Input for this task:
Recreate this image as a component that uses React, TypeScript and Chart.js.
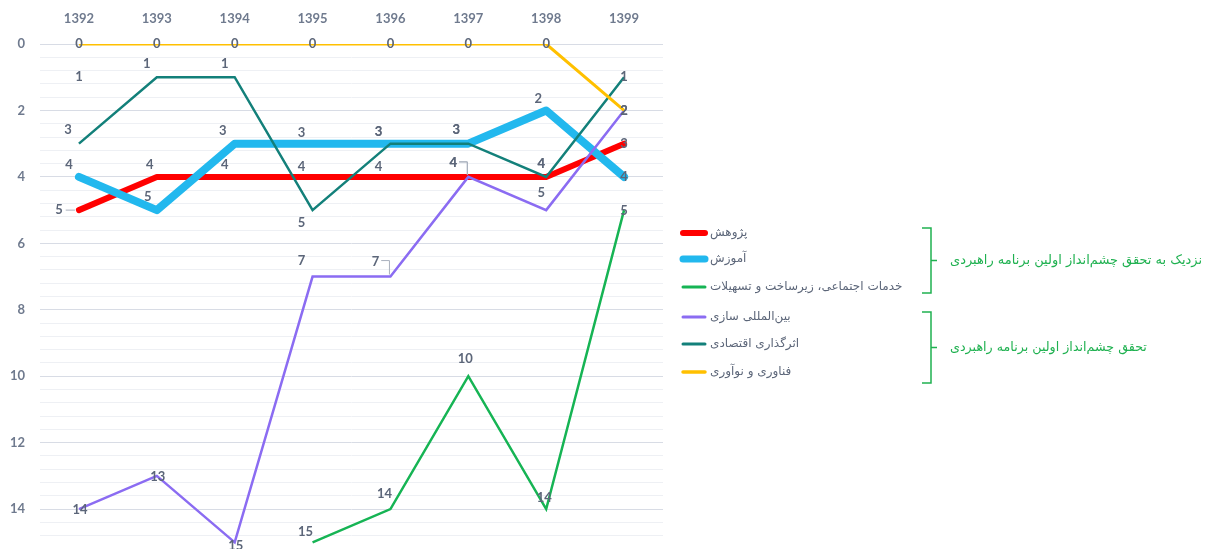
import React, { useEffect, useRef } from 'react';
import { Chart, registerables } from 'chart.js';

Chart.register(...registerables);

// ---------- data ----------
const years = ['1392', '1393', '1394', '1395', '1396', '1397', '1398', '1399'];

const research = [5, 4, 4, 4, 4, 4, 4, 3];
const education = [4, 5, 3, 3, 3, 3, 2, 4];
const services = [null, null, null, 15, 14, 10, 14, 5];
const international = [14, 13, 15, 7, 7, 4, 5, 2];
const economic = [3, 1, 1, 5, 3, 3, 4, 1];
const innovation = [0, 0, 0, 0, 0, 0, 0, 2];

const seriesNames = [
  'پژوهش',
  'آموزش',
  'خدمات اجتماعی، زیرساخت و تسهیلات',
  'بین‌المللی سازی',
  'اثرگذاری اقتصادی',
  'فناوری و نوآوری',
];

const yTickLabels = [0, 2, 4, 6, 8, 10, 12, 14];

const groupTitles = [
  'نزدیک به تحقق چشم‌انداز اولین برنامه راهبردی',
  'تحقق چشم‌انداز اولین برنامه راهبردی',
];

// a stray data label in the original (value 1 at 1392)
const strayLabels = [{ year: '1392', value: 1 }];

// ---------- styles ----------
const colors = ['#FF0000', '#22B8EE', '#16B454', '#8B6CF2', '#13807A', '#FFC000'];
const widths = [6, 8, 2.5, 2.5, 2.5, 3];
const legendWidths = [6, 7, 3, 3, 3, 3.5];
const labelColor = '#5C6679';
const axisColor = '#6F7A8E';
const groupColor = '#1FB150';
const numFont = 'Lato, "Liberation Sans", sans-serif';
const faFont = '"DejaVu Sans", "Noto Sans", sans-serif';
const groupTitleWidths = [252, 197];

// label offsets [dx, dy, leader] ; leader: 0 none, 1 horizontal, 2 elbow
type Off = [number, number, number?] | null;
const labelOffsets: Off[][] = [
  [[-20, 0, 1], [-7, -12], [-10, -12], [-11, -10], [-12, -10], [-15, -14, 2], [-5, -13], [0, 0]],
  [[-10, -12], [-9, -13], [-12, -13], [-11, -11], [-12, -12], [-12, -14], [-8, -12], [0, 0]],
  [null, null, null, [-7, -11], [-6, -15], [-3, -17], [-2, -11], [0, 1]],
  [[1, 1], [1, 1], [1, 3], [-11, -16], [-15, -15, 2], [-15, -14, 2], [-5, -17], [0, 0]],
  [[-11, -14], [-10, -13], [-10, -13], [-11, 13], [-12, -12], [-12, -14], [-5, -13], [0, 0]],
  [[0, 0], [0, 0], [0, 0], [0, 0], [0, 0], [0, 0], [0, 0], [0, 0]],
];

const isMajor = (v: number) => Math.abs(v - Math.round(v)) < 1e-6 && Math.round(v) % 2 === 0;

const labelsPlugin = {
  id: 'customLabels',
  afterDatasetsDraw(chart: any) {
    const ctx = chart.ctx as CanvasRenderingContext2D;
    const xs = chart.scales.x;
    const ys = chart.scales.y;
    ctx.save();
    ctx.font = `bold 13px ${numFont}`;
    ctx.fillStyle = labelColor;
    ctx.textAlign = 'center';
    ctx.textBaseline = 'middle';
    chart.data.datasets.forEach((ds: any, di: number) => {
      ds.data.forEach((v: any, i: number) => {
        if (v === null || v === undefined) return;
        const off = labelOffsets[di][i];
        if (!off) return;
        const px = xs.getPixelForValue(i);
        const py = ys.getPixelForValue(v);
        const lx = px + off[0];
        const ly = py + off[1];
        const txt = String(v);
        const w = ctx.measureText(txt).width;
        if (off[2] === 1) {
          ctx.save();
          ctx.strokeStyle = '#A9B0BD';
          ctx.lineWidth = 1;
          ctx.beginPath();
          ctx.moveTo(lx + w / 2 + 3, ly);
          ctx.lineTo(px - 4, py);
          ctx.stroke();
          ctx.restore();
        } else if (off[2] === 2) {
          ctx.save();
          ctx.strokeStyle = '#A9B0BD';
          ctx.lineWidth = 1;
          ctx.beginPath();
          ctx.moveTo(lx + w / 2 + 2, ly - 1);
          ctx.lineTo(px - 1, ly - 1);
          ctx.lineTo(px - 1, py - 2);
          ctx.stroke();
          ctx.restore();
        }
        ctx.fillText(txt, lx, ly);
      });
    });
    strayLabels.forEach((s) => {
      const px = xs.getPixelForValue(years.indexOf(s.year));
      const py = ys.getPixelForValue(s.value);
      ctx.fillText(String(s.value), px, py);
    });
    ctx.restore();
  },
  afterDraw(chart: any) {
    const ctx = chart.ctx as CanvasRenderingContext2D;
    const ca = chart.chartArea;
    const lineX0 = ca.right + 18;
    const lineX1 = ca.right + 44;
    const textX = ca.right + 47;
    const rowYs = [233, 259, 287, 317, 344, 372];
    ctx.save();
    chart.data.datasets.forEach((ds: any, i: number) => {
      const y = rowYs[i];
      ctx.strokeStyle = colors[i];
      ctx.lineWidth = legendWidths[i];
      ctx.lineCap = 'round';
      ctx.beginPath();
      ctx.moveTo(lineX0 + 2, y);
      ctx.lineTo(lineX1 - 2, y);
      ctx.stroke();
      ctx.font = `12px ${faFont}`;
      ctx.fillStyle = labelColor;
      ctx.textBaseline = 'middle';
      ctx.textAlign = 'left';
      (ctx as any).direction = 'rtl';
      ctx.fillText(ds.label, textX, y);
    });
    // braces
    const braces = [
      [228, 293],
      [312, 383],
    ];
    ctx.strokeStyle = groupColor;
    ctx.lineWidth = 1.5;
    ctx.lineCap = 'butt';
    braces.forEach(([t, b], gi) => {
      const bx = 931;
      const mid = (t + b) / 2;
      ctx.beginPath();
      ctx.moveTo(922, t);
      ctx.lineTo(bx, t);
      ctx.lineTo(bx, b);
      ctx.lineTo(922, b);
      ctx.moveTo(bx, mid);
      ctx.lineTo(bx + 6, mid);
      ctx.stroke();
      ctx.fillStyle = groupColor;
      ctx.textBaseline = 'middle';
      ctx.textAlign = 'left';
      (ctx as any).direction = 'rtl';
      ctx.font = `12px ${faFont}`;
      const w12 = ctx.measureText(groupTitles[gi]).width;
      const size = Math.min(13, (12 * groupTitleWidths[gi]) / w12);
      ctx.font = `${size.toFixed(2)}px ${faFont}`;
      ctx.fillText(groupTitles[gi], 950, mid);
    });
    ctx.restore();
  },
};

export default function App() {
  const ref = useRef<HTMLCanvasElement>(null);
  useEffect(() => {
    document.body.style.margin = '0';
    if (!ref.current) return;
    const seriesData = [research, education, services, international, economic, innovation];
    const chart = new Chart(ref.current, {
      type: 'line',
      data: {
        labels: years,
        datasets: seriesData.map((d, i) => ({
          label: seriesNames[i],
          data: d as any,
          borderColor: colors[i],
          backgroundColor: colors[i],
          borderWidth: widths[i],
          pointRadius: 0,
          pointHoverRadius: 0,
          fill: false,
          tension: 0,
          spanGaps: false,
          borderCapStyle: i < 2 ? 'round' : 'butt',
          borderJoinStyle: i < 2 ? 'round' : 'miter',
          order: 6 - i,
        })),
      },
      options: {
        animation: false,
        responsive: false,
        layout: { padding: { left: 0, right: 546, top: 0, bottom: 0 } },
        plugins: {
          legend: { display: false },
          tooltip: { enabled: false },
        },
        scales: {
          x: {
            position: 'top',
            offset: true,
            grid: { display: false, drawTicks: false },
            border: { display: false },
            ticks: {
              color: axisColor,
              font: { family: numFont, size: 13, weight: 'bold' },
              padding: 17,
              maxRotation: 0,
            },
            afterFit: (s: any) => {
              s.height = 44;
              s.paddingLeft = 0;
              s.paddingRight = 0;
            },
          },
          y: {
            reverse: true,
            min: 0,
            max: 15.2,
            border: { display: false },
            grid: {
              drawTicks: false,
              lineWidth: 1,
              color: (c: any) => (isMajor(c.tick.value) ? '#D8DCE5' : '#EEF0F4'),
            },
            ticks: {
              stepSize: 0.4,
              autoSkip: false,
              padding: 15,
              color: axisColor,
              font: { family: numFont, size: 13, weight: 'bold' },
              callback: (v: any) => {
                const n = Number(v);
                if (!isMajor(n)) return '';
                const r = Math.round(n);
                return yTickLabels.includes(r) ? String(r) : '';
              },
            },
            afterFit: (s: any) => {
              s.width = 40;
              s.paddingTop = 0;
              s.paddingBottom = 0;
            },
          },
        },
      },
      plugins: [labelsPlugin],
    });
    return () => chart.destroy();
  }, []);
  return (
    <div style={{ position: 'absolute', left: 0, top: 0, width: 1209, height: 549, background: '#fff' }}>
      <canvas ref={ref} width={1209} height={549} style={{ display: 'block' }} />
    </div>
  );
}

...

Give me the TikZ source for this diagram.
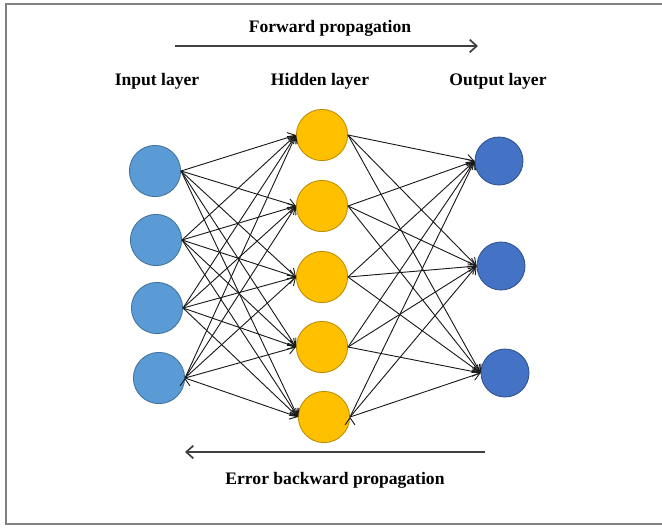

Problem to work on: Above are some records. Output exactly the lines from the one that contains "Recreate this image" to the one that contains "const yTickLabels = [0, 2, 4, 6, 8, 10, 12, 14];", keeping both, and omit the pictures.

The result:
Recreate this image as a component that uses React, TypeScript and Chart.js.
import React, { useEffect, useRef } from 'react';
import { Chart, registerables } from 'chart.js';

Chart.register(...registerables);

// ---------- data ----------
const years = ['1392', '1393', '1394', '1395', '1396', '1397', '1398', '1399'];

const research = [5, 4, 4, 4, 4, 4, 4, 3];
const education = [4, 5, 3, 3, 3, 3, 2, 4];
const services = [null, null, null, 15, 14, 10, 14, 5];
const international = [14, 13, 15, 7, 7, 4, 5, 2];
const economic = [3, 1, 1, 5, 3, 3, 4, 1];
const innovation = [0, 0, 0, 0, 0, 0, 0, 2];

const seriesNames = [
  'پژوهش',
  'آموزش',
  'خدمات اجتماعی، زیرساخت و تسهیلات',
  'بین‌المللی سازی',
  'اثرگذاری اقتصادی',
  'فناوری و نوآوری',
];

const yTickLabels = [0, 2, 4, 6, 8, 10, 12, 14];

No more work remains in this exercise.